Gamlingay Wood Purples

TL:DR – Purple Hairstreak butterflies are present in Gamlingay Woods in the summer along with Purple Emperor and various other species.


I’ve visited a few of the old woods to the west of Cambridge in the last couple of years including Hayley Wood, Wareseley Wood (and Brown’s Piece), and Overhall Grove. One that I’d attempted to visit this time last year was Gamlingay Wood. It’s not far from the village of Waresely, and for that matter, not far from Gamlingay.

Google Maps gets you to what it thinks is your destination at a farm gate on the B1040 road. Unfortunately, this isn’t the nature reserve managed by the Wildlife Trust. That’s further along the road up a gated track, there’s no parking now, and the nature reserve sign that was apparently opposite the track and the erstwhile parking is missing.

Purple Hairstreak in flight
Purple Hairstreak in flight, shame about the grass stem!

Anyway, I was visiting as this is another site with some old oaks and a sighting of Purple Emperor butterfly. So, I found a layby back up the road, parked there and walked back down to the sign that isn’t there and up the gated dirt track. There’s a Y in the footpaths when you go through the accessible style-gate and after a quick look to the tops of the oaks there, I took the right fork and then a sharp left to cut across the woodland. Within 100 metres or so I spotted a Purple Hairstreak fleetingly basking on the ground.
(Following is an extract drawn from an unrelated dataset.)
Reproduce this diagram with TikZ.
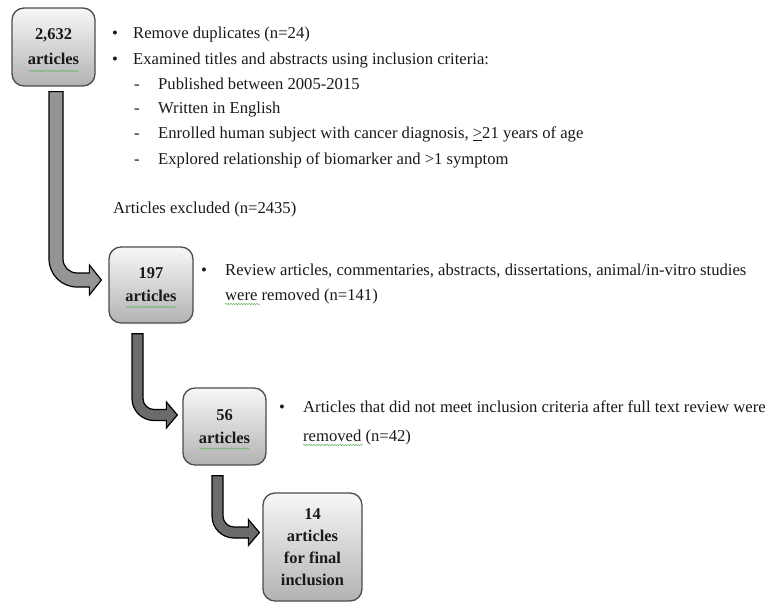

Purple Hairstreak in flight
Purple Hairstreak in flight

So I hunkered down with my camera and macro lens and watched for more. There were plenty. Perhaps a couple of dozen. Interspersed with Silver-washed Fritillary, Large White, Ringlet, Large Skipper, Speckled Wood, Gatekeeper, Comma, and Meadow Brown. I was just about to move on, when a Purple Emperor wafted towards me and flew overhead never to be seen again. I lugged camera and camera bag a little further into the wood, saw more Frits and lots of Peacock nectaring on Purple Loosestrife, there were insects on Chichory flowers, and an occasional moth, and at least a couple of Brown Argus in a scrubby clearing. All nice enough to see, but I was peeved that I didn’t get a snapshot of Gamlingay’s Purple Emperor. That will have to be for another day.